Cette satire sur le vice-président des États-Unis Dick Cheney s'avère une oeuvre plutôt nichée, réservée aux amateurs de politique américaine. L'oeuvre dense s'intéresse à une période bien précise de l'histoire du pays, une période charnière où Cheney aurait profité des failles de l'organisation en place pour s'emparer momentanément du pouvoir. Le film brosse un portrait très peu reluisant du vice-président, qui est dépeint comme un manipulateur, un menteur et un opportuniste. Il faut connaître le personnage, avoir entendu parler de ses magouilles à la Maison-Blanche, pour apprécier la production dans toutes ses subtilités.
Mais, il ne faut pas se leurrer, Vice est d'abord et avant tout un film d'acteur. Tout est mis en place afin de mettre de l'avant la performance exceptionnelle de l'acteur Christian Bale, qui personnifie Dick Cheney sur une très longue période de temps. Le comédien a dû prendre 45 livres, se raser la tête et teindre ses sourcils en blond pour livrer une interprétation aussi convaincante du vice-président. Cette métamorphose physique est, certes, épatante, mais jumeler au talent d'acteur de Bale, elle transcende l'écran et nous fait oublier le comédien derrière le personnage. L'Oscar du meilleur acteur dans un premier rôle est sans aucun doute dans la mire de Bale.
Il faut dire que l'enrobage du film fait penser à un documentaire engagé, du genre de ceux de Michael Moore. À certains moments, nous sommes d'ailleurs bien plus dans le faux documentaire que dans la fiction. Les images d'archive, le narrateur, les ellipses, les analogies avec la pêche, tout ça nous laisse croire que nous sommes devant un documentaire, mais ce n'est pas le cas. Vice suggère des idées, mais celles-ci sont loin d'être des certitudes.

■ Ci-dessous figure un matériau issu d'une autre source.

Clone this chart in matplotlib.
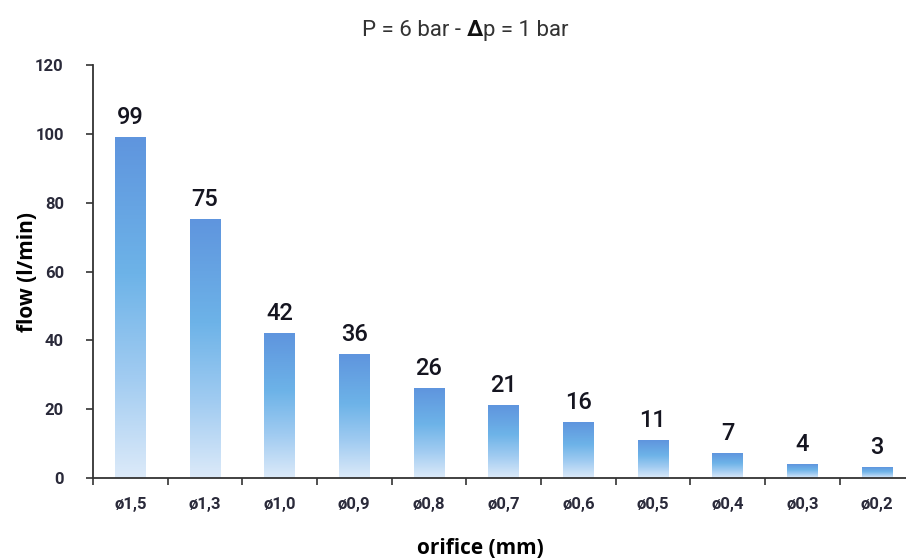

On aime l'arrogance et la désinvolture de Vice, autant dans son contenant que dans son contenu. Le drame biographique offre un point de vue peu nuancé, mais cette perspective permet des dérapages contrôlés fort efficaces et délirants. Un bon exemple de cette insolence maîtrisée est ce premier générique qui défile après la première heure et qui laisse entendre que si Dick Cheney avait pris les bonnes décisions, il aurait été un modèle de vertu et de tolérance. Mais, l'histoire ne se termine pas là... Les dernières secondes du film, pendant lesquelles Cheney s'adresse directement à la caméra, frappent fort également.
Adam McKay offre une réalisation originale et culottée qui accompagne à merveille un scénario effronté. Reste qu'on aurait espéré que Vice soit plus drôle, ironique, caricatural, et un peu moins cérébral. Malgré ses idées arrêtées, on ignore ce que le réalisateur a voulu nous faire comprendre avec son film. Dick Cheney n'était pas net, ça, on l'a compris, mais au-delà de ça, le public est laissé à lui-même dans ses interprétations. L'allégorie de McKay ne manque pas de caractère, mais elle aurait eu besoin d'un peu plus de cohérence et de contextualisation.